Cycorp [http://www.cyc.com/] is a long-term AI research project that
turned into a commercial company at some point. One of its main goals is
development of what one might call automated common sense reasoning. To
see how they use logic and knowledge databases to "give machines some
common sense", have a look at the talk at
http://video.google.com/videoplay?docid=-7704388615049492068

Because they are trying to capture human common sense their database is
huge. Reasoning based on proof search in a deductive system becomes
useless in such a situation because it is too slow and because it leads
to very odd conclusions. These arise when one starts with common sense
"facts" and applies four or five steps of deductive reasoning to them.

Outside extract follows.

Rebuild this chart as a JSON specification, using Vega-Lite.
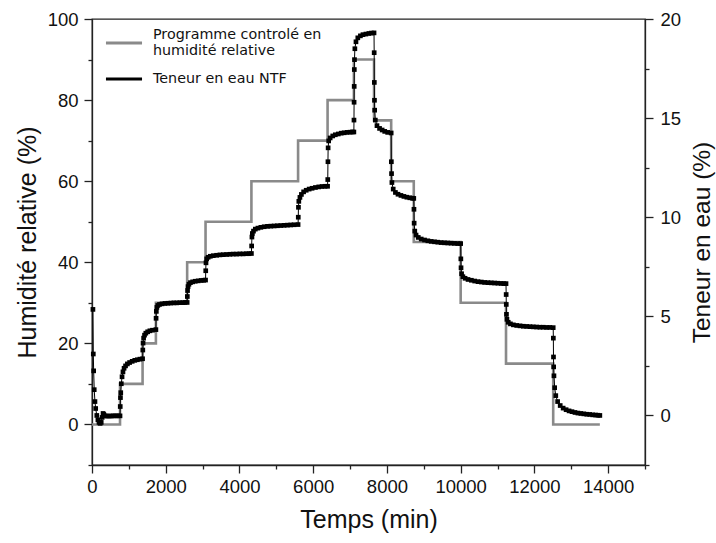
{
  "$schema": "https://vega.github.io/schema/vega-lite/v6.json",
  "width": 553,
  "height": 446,
  "autosize": {"type": "none"},
  "padding": {"left": 92, "top": 19, "right": 71, "bottom": 78},
  "background": "white",
  "config": {
    "view": {"stroke": "#222222", "strokeWidth": 1.3},
    "axis": {
      "grid": false,
      "domainColor": "#222222",
      "domainWidth": 1.3,
      "tickColor": "#222222",
      "tickWidth": 1.3,
      "labelFont": "Liberation Sans",
      "labelFontSize": 18.5,
      "labelColor": "#111111",
      "titleFont": "Liberation Sans",
      "titleFontSize": 25,
      "titleFontWeight": "normal",
      "titleColor": "#111111"
    },
    "legend": {
      "labelFont": "DejaVu Sans",
      "labelFontSize": 14.3,
      "labelColor": "#111111",
      "labelLimit": 400
    }
  },
  "datasets": {
    "programme": [
      {"t": 0, "rh": 0}, {"t": 760, "rh": 10}, {"t": 1372, "rh": 20}, {"t": 1733, "rh": 30},
      {"t": 2581, "rh": 40}, {"t": 3080, "rh": 50}, {"t": 4324, "rh": 60}, {"t": 5590, "rh": 70},
      {"t": 6390, "rh": 80}, {"t": 7103, "rh": 90}, {"t": 7650, "rh": 75}, {"t": 8115, "rh": 60},
      {"t": 8728, "rh": 45}, {"t": 10000, "rh": 30}, {"t": 11230, "rh": 15}, {"t": 12510, "rh": 0},
      {"t": 13775, "rh": 0}
    ],
    "ntf": [
      {"t":25,"w":5.35},{"t":35,"w":3.1},{"t":45,"w":2.25},{"t":60,"w":1.3},{"t":80,"w":0.7},{"t":100,"w":0.35},{"t":130,"w":0.0},{"t":160,"w":-0.22},{"t":190,"w":-0.35},{"t":220,"w":-0.4},{"t":250,"w":-0.35},{"t":275,"w":-0.1},{"t":300,"w":0.1},{"t":320,"w":0.05},{"t":350,"w":-0.02},{"t":400,"w":-0.03},{"t":460,"w":-0.03},{"t":520,"w":-0.03},{"t":580,"w":-0.02},{"t":640,"w":-0.02},{"t":700,"w":-0.02},{"t":760,"w":-0.02},
      {"t":766,"w":0.45},{"t":772,"w":0.9},{"t":780,"w":1.15},{"t":795,"w":1.6},{"t":815,"w":1.95},{"t":840,"w":2.2},{"t":870,"w":2.38},{"t":910,"w":2.5},{"t":960,"w":2.6},{"t":1020,"w":2.67},{"t":1090,"w":2.73},{"t":1160,"w":2.78},{"t":1230,"w":2.81},{"t":1300,"w":2.84},{"t":1372,"w":2.86},
      {"t":1378,"w":3.3},{"t":1385,"w":3.65},{"t":1400,"w":3.9},{"t":1425,"w":4.05},{"t":1460,"w":4.15},{"t":1510,"w":4.22},{"t":1570,"w":4.27},{"t":1640,"w":4.3},{"t":1733,"w":4.33},
      {"t":1738,"w":4.9},{"t":1745,"w":5.25},{"t":1760,"w":5.45},{"t":1785,"w":5.55},{"t":1830,"w":5.6},{"t":1900,"w":5.63},{"t":1980,"w":5.65},{"t":2060,"w":5.66},{"t":2140,"w":5.67},{"t":2220,"w":5.68},{"t":2300,"w":5.68},{"t":2380,"w":5.69},{"t":2460,"w":5.69},{"t":2520,"w":5.7},{"t":2581,"w":5.7},
      {"t":2586,"w":6.0},{"t":2592,"w":6.3},{"t":2605,"w":6.5},{"t":2630,"w":6.62},{"t":2670,"w":6.7},{"t":2730,"w":6.74},{"t":2800,"w":6.77},{"t":2880,"w":6.79},{"t":2960,"w":6.81},{"t":3030,"w":6.82},{"t":3080,"w":6.83},
      {"t":3085,"w":7.3},{"t":3092,"w":7.7},{"t":3110,"w":7.9},{"t":3150,"w":7.98},{"t":3210,"w":8.03},{"t":3290,"w":8.06},{"t":3380,"w":8.08},{"t":3470,"w":8.1},{"t":3560,"w":8.11},{"t":3650,"w":8.12},{"t":3740,"w":8.13},{"t":3830,"w":8.14},{"t":3920,"w":8.14},{"t":4010,"w":8.15},{"t":4100,"w":8.15},{"t":4190,"w":8.16},{"t":4260,"w":8.16},{"t":4324,"w":8.17},
      {"t":4330,"w":8.55},{"t":4338,"w":9.0},{"t":4350,"w":9.18},{"t":4380,"w":9.3},{"t":4430,"w":9.4},{"t":4500,"w":9.45},{"t":4580,"w":9.49},{"t":4670,"w":9.52},{"t":4760,"w":9.54},{"t":4850,"w":9.55},{"t":4940,"w":9.56},{"t":5030,"w":9.57},{"t":5120,"w":9.58},{"t":5210,"w":9.59},{"t":5300,"w":9.6},{"t":5390,"w":9.61},{"t":5480,"w":9.62},{"t":5590,"w":9.63},
      {"t":5595,"w":10.0},{"t":5600,"w":10.5},{"t":5610,"w":10.8},{"t":5640,"w":11.0},{"t":5680,"w":11.15},{"t":5740,"w":11.28},{"t":5810,"w":11.36},{"t":5890,"w":11.42},{"t":5970,"w":11.46},{"t":6060,"w":11.5},{"t":6150,"w":11.53},{"t":6240,"w":11.55},{"t":6320,"w":11.56},{"t":6390,"w":11.56},
      {"t":6395,"w":11.9},{"t":6400,"w":12.8},{"t":6405,"w":13.5},{"t":6420,"w":13.85},{"t":6460,"w":14.0},{"t":6530,"w":14.1},{"t":6600,"w":14.16},{"t":6680,"w":14.2},{"t":6760,"w":14.24},{"t":6840,"w":14.26},{"t":6920,"w":14.28},{"t":7000,"w":14.29},{"t":7060,"w":14.3},{"t":7103,"w":14.3},
      {"t":7106,"w":14.9},{"t":7109,"w":15.8},{"t":7112,"w":16.6},{"t":7115,"w":17.45},{"t":7120,"w":17.95},{"t":7130,"w":18.5},{"t":7160,"w":18.85},{"t":7210,"w":19.05},{"t":7280,"w":19.15},{"t":7350,"w":19.21},{"t":7430,"w":19.24},{"t":7510,"w":19.27},{"t":7580,"w":19.29},{"t":7650,"w":19.3},
      {"t":7654,"w":18.3},{"t":7658,"w":16.8},{"t":7662,"w":15.9},{"t":7667,"w":15.4},{"t":7685,"w":14.9},{"t":7730,"w":14.62},{"t":7800,"w":14.48},{"t":7870,"w":14.4},{"t":7940,"w":14.33},{"t":8020,"w":14.28},{"t":8115,"w":14.25},
      {"t":8120,"w":12.8},{"t":8125,"w":12.2},{"t":8135,"w":11.75},{"t":8170,"w":11.42},{"t":8230,"w":11.25},{"t":8300,"w":11.16},{"t":8380,"w":11.1},{"t":8460,"w":11.05},{"t":8540,"w":11.01},{"t":8620,"w":10.98},{"t":8690,"w":10.96},{"t":8728,"w":10.95},
      {"t":8733,"w":10.4},{"t":8738,"w":9.7},{"t":8755,"w":9.3},{"t":8790,"w":9.1},{"t":8850,"w":8.98},{"t":8930,"w":8.9},{"t":9020,"w":8.85},{"t":9110,"w":8.81},{"t":9200,"w":8.78},{"t":9290,"w":8.76},{"t":9380,"w":8.74},{"t":9470,"w":8.72},{"t":9560,"w":8.71},{"t":9650,"w":8.7},{"t":9740,"w":8.69},{"t":9830,"w":8.68},{"t":9920,"w":8.67},{"t":10000,"w":8.67},
      {"t":10005,"w":7.9},{"t":10010,"w":7.45},{"t":10025,"w":7.15},{"t":10060,"w":7.0},{"t":10120,"w":6.92},{"t":10200,"w":6.86},{"t":10290,"w":6.82},{"t":10380,"w":6.78},{"t":10470,"w":6.75},{"t":10560,"w":6.73},{"t":10650,"w":6.71},{"t":10740,"w":6.7},{"t":10830,"w":6.69},{"t":10920,"w":6.68},{"t":11010,"w":6.67},{"t":11100,"w":6.66},{"t":11170,"w":6.65},{"t":11230,"w":6.65},
      {"t":11234,"w":6.1},{"t":11237,"w":5.6},{"t":11242,"w":5.1},{"t":11255,"w":4.85},{"t":11290,"w":4.7},{"t":11350,"w":4.62},{"t":11430,"w":4.57},{"t":11520,"w":4.54},{"t":11610,"w":4.52},{"t":11700,"w":4.5},{"t":11790,"w":4.49},{"t":11880,"w":4.48},{"t":11970,"w":4.47},{"t":12060,"w":4.46},{"t":12150,"w":4.45},{"t":12240,"w":4.45},{"t":12330,"w":4.44},{"t":12420,"w":4.44},{"t":12510,"w":4.43},
      {"t":12514,"w":3.9},{"t":12518,"w":2.95},{"t":12522,"w":2.45},{"t":12530,"w":2.0},{"t":12550,"w":1.4},{"t":12580,"w":1.0},{"t":12630,"w":0.7},{"t":12700,"w":0.5},{"t":12780,"w":0.37},{"t":12860,"w":0.29},{"t":12940,"w":0.23},{"t":13020,"w":0.19},{"t":13100,"w":0.15},{"t":13180,"w":0.12},{"t":13260,"w":0.1},{"t":13340,"w":0.08},{"t":13420,"w":0.06},{"t":13500,"w":0.05},{"t":13580,"w":0.03},{"t":13660,"w":0.02},{"t":13720,"w":0.01},{"t":13775,"w":0.0}
    ]
  },
  "encoding": {
    "x": {
      "field": "t",
      "type": "quantitative",
      "scale": {"domain": [0, 15000], "nice": false, "zero": false},
      "axis": {
        "title": "Temps (min)",
        "values": [0,1000,2000,3000,4000,5000,6000,7000,8000,9000,10000,11000,12000,13000,14000,15000],
        "labelExpr": "(datum.value % 2000 === 0 && datum.value <= 14000) ? format(datum.value, 'd') : ''",
        "tickSize": {"condition": {"test": "datum.value % 2000 !== 0 || datum.value > 14000", "value": 4}, "value": 8},
        "labelPadding": 4,
        "labelFlush": false,
        "labelOverlap": false,
        "titlePadding": 12
      }
    }
  },
  "layer": [
    {
      "data": {"name": "programme"},
      "mark": {"type": "line", "interpolate": "step-after", "strokeWidth": 2.6},
      "encoding": {
        "y": {
          "field": "rh",
          "type": "quantitative",
          "scale": {"domain": [-10, 100], "nice": false, "zero": false},
          "axis": {
            "title": "Humidité relative (%)",
            "values": [-10,0,10,20,30,40,50,60,70,80,90,100],
            "labelExpr": "(datum.value % 20 === 0 && datum.value >= 0) ? datum.label : ''",
            "tickSize": {"condition": {"test": "datum.value % 20 !== 0", "value": 4}, "value": 8},
            "labelPadding": 6,
            "labelFlush": false,
            "labelOverlap": false,
            "titlePadding": 7
          }
        },
        "color": {
          "datum": "Programme controlé en humidité relative",
          "type": "nominal",
          "scale": {
            "domain": ["Programme controlé en humidité relative", "Teneur en eau NTF"],
            "range": ["#8a8a8a", "#000000"]
          },
          "legend": {
            "title": null,
            "orient": "none",
            "legendX": 12,
            "legendY": 4,
            "symbolType": "stroke",
            "symbolSize": 1300,
            "symbolStrokeWidth": 3,
            "labelOffset": 9,
            "labelLimit": 400,
            "rowPadding": -11,
            "padding": 0,
            "labelExpr": "datum.label == 'Programme controlé en humidité relative' ? ['Programme controlé en', 'humidité relative'] : datum.label",
            "encode": {
              "labels": {
                "update": {
                  "baseline": {"signal": "datum.value == 'Programme controlé en humidité relative' ? 'line-bottom' : 'middle'"}
                }
              }
            }
          }
        }
      }
    },
    {
      "data": {"name": "ntf"},
      "encoding": {
        "y": {
          "field": "w",
          "type": "quantitative",
          "scale": {"domain": [-2.5, 20], "nice": false, "zero": false},
          "axis": {
            "orient": "right",
            "title": "Teneur en eau (%)",
            "titleAngle": 270,
            "titleBaseline": "top",
            "titleFontSize": 24.5,
            "values": [-2.5,0,2.5,5,7.5,10,12.5,15,17.5,20],
            "labelExpr": "(datum.value % 5 === 0) ? datum.label : ''",
            "tickSize": {"condition": {"test": "datum.value % 5 !== 0", "value": 4}, "value": 8},
            "labelPadding": 7,
            "labelFlush": false,
            "labelOverlap": false,
            "titlePadding": 10
          }
        }
      },
      "layer": [
        {
          "mark": {"type": "line", "strokeWidth": 1},
          "encoding": {"color": {"datum": "Teneur en eau NTF", "type": "nominal"}}
        },
        {
          "mark": {"type": "point", "shape": "square", "filled": true, "size": 22, "color": "#000000", "opacity": 1}
        }
      ]
    }
  ],
  "resolve": {"scale": {"y": "independent"}}
}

It is nearly impossible, and even undesirable, to make the knowledge
database consistent. Common sense knowledge just doesn't mix well with
logic, as the readers of this list undoubtely know from their personal
experiences.

For these reasons Cycorp is favoring probabilistc reasoning methods.
"Exact" reasoning, whether classical, intuitionistic, or paraconsistent,
is just not suitable for their purposes.